Cyclic neutropenia is another inherited type of neutropenia. As the name indicates, in this disease neutrophil counts show a cyclic pattern with a typical cycle length of 21 days. These cycles vary from patient to patient with some individuals being neutropenic during the whole cycle and others who have low neutrophil counts for only a few days and normal blood counts during the rest of the cycle. The frequency of bacterial infections depends on the length of the neutropenic period that the patient experiences. Those who have a longer neutropenic period within the cycle suffer more frequently from infections compared to patients who have only short neutropenic phases.
If infections (typically aphthous stomatitis - inflammation and ulceration of the mouth) occur frequently in approximately 3-week intervals, cyclic neutropenia should be considered and serial differential blood counts need to be performed (at least 3 times per week over six weeks) to search for the typical cyclical pattern of blood neutrophils in this disease.
Almost all patients with clinically obvious cyclic neutropenia have periods of severe neutropenia (ANC less than 200 cells/Ál) (0.2 x 109/l) every 3 weeks showing some symptoms with almost every cycle, but significant infections (e.g. otitis media, pneumonia and bacteraemia) usually are infrequent.
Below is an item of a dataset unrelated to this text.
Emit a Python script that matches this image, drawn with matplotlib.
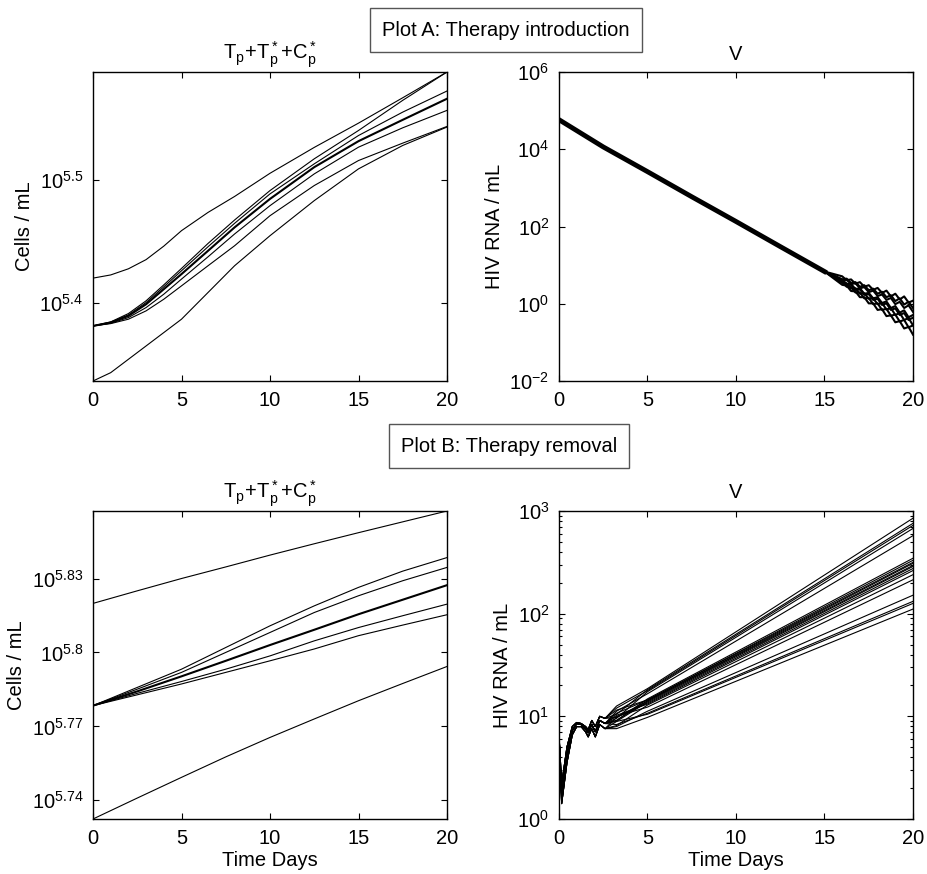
import numpy as np
import matplotlib
matplotlib.use("Agg")
import matplotlib.pyplot as plt
from matplotlib.ticker import FixedLocator, FixedFormatter, NullLocator, NullFormatter, LogLocator

# Plot A, T_p + T*_p + C*_p : log10(cells/mL)
T_A = [0, 1, 2, 3, 4, 5, 6.5, 8, 10, 12.5, 15, 17.5, 20]
CELLS_A = [
    [5.4199, 5.4225, 5.4275, 5.4350, 5.4460, 5.4586, 5.4735, 5.4865, 5.5054, 5.5265, 5.5463, 5.5670, 5.5880],
    [5.3809, 5.3842, 5.3910, 5.4014, 5.4144, 5.4278, 5.4482, 5.4673, 5.4913, 5.5172, 5.5403, 5.5649, 5.5880],
    [5.3809, 5.3839, 5.3899, 5.4000, 5.4128, 5.4259, 5.4455, 5.4646, 5.4886, 5.5131, 5.5362, 5.5553, 5.5725],
    [5.3809, 5.3831, 5.3877, 5.3959, 5.4068, 5.4191, 5.4373, 5.4559, 5.4790, 5.5049, 5.5267, 5.5425, 5.5567],
    [5.3809, 5.3828, 5.3864, 5.3932, 5.4027, 5.4136, 5.4300, 5.4463, 5.4708, 5.4954, 5.5158, 5.5300, 5.5436],
    [5.3360, 5.3428, 5.3537, 5.3646, 5.3755, 5.3864, 5.4082, 5.4300, 5.4545, 5.4831, 5.5090, 5.5281, 5.5431],
]
CELLS_A_MAIN = [5.3809, 5.3837, 5.3891, 5.3986, 5.4109, 5.4232, 5.4422, 5.4613, 5.4845, 5.5104, 5.5316, 5.5490, 5.5662]

# Plot A, V : log10(HIV RNA/mL)
V_A_HEAD_T = [0, 2.5, 5, 7.5, 10, 12.5, 15]
V_A_HEAD = [4.765, 4.06, 3.42, 2.77, 2.13, 1.48, 0.834]
V_A_TAIL_T = [16, 16.25, 16.5, 16.75, 17, 17.25, 17.5, 17.75, 18, 18.25, 18.5, 18.75, 19, 19.25, 19.5, 19.75, 20]
V_A_TAILS = [
    [0.71, 0.61, 0.63, 0.52, 0.56, 0.44, 0.48, 0.36, 0.41, 0.28, 0.34, 0.19, 0.26, 0.11, 0.19, 0.03, 0.08],
    [0.63, 0.65, 0.54, 0.56, 0.44, 0.48, 0.35, 0.39, 0.26, 0.31, 0.17, 0.22, 0.07, 0.14, -0.02, 0.05, -0.11],
    [0.61, 0.62, 0.51, 0.53, 0.40, 0.43, 0.30, 0.34, 0.20, 0.24, 0.10, 0.15, -0.01, 0.05, -0.11, -0.04, -0.21],
    [0.63, 0.51, 0.51, 0.38, 0.40, 0.26, 0.28, 0.14, 0.17, 0.02, 0.06, -0.11, -0.06, -0.23, -0.17, -0.35, -0.29],
    [0.61, 0.49, 0.49, 0.36, 0.37, 0.23, 0.25, 0.10, 0.13, -0.03, 0.01, -0.16, -0.12, -0.29, -0.24, -0.42, -0.36],
    [0.54, 0.53, 0.40, 0.40, 0.26, 0.27, 0.13, 0.14, -0.01, 0.02, -0.15, -0.11, -0.29, -0.24, -0.42, -0.37, -0.56],
    [0.57, 0.44, 0.43, 0.29, 0.29, 0.14, 0.15, -0.01, 0.01, -0.16, -0.13, -0.31, -0.28, -0.46, -0.42, -0.61, -0.56],
    [0.49, 0.47, 0.33, 0.32, 0.17, 0.17, 0.01, 0.01, -0.16, -0.14, -0.32, -0.30, -0.48, -0.45, -0.64, -0.60, -0.80],
]

# Plot B, T_p + T*_p + C*_p
T_B = [0, 2.5, 5, 7.5, 10, 12.5, 15, 17.5, 20]
CELLS_B = [
    [5.8199, 5.8250, 5.8300, 5.8347, 5.8395, 5.8441, 5.8486, 5.8530, 5.8574],
    [5.7784, 5.7858, 5.7932, 5.8020, 5.8108, 5.8189, 5.8264, 5.8330, 5.8385],
    [5.7784, 5.7851, 5.7919, 5.8000, 5.8081, 5.8162, 5.8230, 5.8291, 5.8345],
    [5.7784, 5.7834, 5.7882, 5.7932, 5.7986, 5.8047, 5.8101, 5.8149, 5.8196],
    [5.7784, 5.7828, 5.7872, 5.7919, 5.7966, 5.8014, 5.8068, 5.8111, 5.8153],
    [5.7324, 5.7409, 5.7493, 5.7576, 5.7655, 5.7730, 5.7804, 5.7874, 5.7943],
]
CELLS_B_MAIN = [5.7784, 5.7842, 5.7903, 5.7966, 5.8030, 5.8092, 5.8155, 5.8214, 5.8273]

# Plot B, V: early rebound profiles, then values at day 3.25, 5 and 20
V_B_EARLY_T = [0, 0.15, 0.45, 0.75, 1.0, 1.25, 1.5, 1.65, 1.85, 2.05, 2.3, 2.6]
V_B_EARLY = [
    [0.82, 0.15, 0.55, 0.82, 0.90, 0.90, 0.85, 0.80, 0.88, 0.80, 0.92, 0.88],
    [0.82, 0.22, 0.62, 0.86, 0.93, 0.92, 0.88, 0.84, 0.92, 0.85, 0.96, 0.93],
    [0.82, 0.34, 0.70, 0.90, 0.94, 0.93, 0.90, 0.87, 0.96, 0.90, 1.00, 0.98],
]
V_B_LATE_T = [3.25, 5, 20]
V_B_PROFILE = [2, 2, 2, 1, 1, 1, 2, 1, 1, 0, 1, 2, 1, 0, 1, 0, 1, 0, 0]
V_B_DAY3 = [1.10, 1.02, 1.08, 0.98, 1.05, 0.96, 1.06, 1.03, 0.96, 0.99, 0.95, 0.99, 1.01, 0.91, 1.00, 0.90, 0.92, 0.95, 0.88]
V_B_DAY5 = [1.27, 1.26, 1.25, 1.24, 1.22, 1.17, 1.16, 1.16, 1.15, 1.15, 1.14, 1.13, 1.12, 1.11, 1.09, 1.05, 1.03, 1.02, 0.99]
V_B_DAY20 = [2.93, 2.88, 2.86, 2.83, 2.76, 2.54, 2.52, 2.50, 2.49, 2.47, 2.46, 2.44, 2.42, 2.38, 2.33, 2.18, 2.12, 2.10, 2.045]

FS = 14.5
plt.rcParams['font.family'] = ['Liberation Sans', 'DejaVu Sans']
plt.rcParams['mathtext.fontset'] = 'custom'
plt.rcParams['mathtext.rm'] = 'Liberation Sans'
plt.rcParams['mathtext.it'] = 'Liberation Sans'
plt.rcParams['font.size'] = FS

fig = plt.figure(figsize=(9.28, 8.74), dpi=100)
W, H = 928, 874


def make_axes(x0, y0, x1, y1):
    ax = fig.add_axes([x0 / W, 1 - y1 / H, (x1 - x0) / W, (y1 - y0) / H])
    ax.set_yscale('log')
    ax.set_xlim(0, 20)
    ax.set_xticks([0, 5, 10, 15, 20])
    ax.tick_params(which='both', direction='in', top=True, right=True, width=0.8)
    ax.tick_params(which='major', length=4, labelsize=FS, pad=7)
    ax.tick_params(which='minor', length=2)
    for s in ax.spines.values():
        s.set_linewidth(1.0)
    return ax


def cell_ticks(ax, exps):
    ax.yaxis.set_major_locator(FixedLocator([10 ** e for e in exps]))
    ax.yaxis.set_major_formatter(FixedFormatter([r'$\mathregular{10^{%g}}$' % e for e in exps]))
    ax.yaxis.set_minor_locator(NullLocator())
    ax.yaxis.set_minor_formatter(NullFormatter())


title_cells = r'$\mathregular{T_p\!+\!T^*_p\!+\!C^*_p}$'

# top left
ax = make_axes(93, 72, 447, 381)
for line in CELLS_A:
    ax.plot(T_A, 10 ** np.array(line), color='k', lw=0.8)
ax.plot(T_A, 10 ** np.array(CELLS_A_MAIN), color='k', lw=1.5)
ax.set_ylim(10 ** 5.336, 10 ** 5.588)
cell_ticks(ax, [5.4, 5.5])
ax.set_ylabel('Cells / mL')
ax.set_title(title_cells, fontsize=FS, pad=9)

# top right
ax = make_axes(559, 72, 913, 381)
ax.plot(V_A_HEAD_T, 10 ** np.array(V_A_HEAD), color='k', lw=3.5)
for tail in V_A_TAILS:
    ax.plot(V_A_HEAD_T + V_A_TAIL_T, 10 ** np.array(V_A_HEAD + tail), color='k', lw=1.5)
ax.set_ylim(1e-2, 1e6)
ax.yaxis.set_major_locator(FixedLocator([1e-2, 1e0, 1e2, 1e4, 1e6]))
ax.yaxis.set_minor_locator(NullLocator())
ax.set_ylabel('HIV RNA / mL')
ax.set_title('V', fontsize=FS, pad=9)

# bottom left
ax = make_axes(93, 511, 447, 819)
for line in CELLS_B:
    ax.plot(T_B, 10 ** np.array(line), color='k', lw=0.8)
ax.plot(T_B, 10 ** np.array(CELLS_B_MAIN), color='k', lw=1.5)
ax.set_ylim(10 ** 5.7324, 10 ** 5.8574)
cell_ticks(ax, [5.74, 5.77, 5.8, 5.83])
ax.set_ylabel('Cells / mL')
ax.set_xlabel('Time Days', labelpad=2)
ax.set_title(title_cells, fontsize=FS, pad=9)

# bottom right
ax = make_axes(559, 511, 913, 819)
for p, d3, d5, d20 in zip(V_B_PROFILE, V_B_DAY3, V_B_DAY5, V_B_DAY20):
    ax.plot(V_B_EARLY_T + V_B_LATE_T, 10 ** np.array(V_B_EARLY[p] + [d3, d5, d20]), color='k', lw=0.8)
ax.set_ylim(1, 1e3)
ax.yaxis.set_major_locator(FixedLocator([1, 10, 100, 1000]))
ax.yaxis.set_minor_locator(LogLocator(subs=np.arange(2, 10)))
ax.yaxis.set_minor_formatter(NullFormatter())
ax.set_ylabel('HIV RNA / mL')
ax.set_xlabel('Time Days', labelpad=2)
ax.set_title('V', fontsize=FS, pad=9)

box = dict(boxstyle='square,pad=0.6', fc='white', ec='#555555', lw=1.0)
fig.text(506 / W, 1 - 30 / H, 'Plot A: Therapy introduction', ha='center', va='center', fontsize=FS, bbox=box)
fig.text(509 / W, 1 - 446 / H, 'Plot B: Therapy removal', ha='center', va='center', fontsize=FS, bbox=box)

fig.savefig('out.png', dpi=100)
Cyclic neutropenia occurs because of fluctuating rates of cell production by the bone marrow stem cells. In contrast to other causes for neutropenia, in this condition the marrow changes during the cycle, between normal appearance and that of severe maturation arrest of neutrophil production. The underlying genetic defect of cyclic neutropenia has recently been discovered. This might lead to new therapeutical approaches for cyclic neutropenia patients in the future.
Other blood cells, such as platelets or red cells can also show oscillations with a cyclical pattern. Cyclic neutropenia can occur sporadically, but there are families in which cyclic neutropenia is inherited with one parent and more than one child affected. As in Kostmann syndrome, patients with cyclic neutropenia also benefit from G-CSF treatment.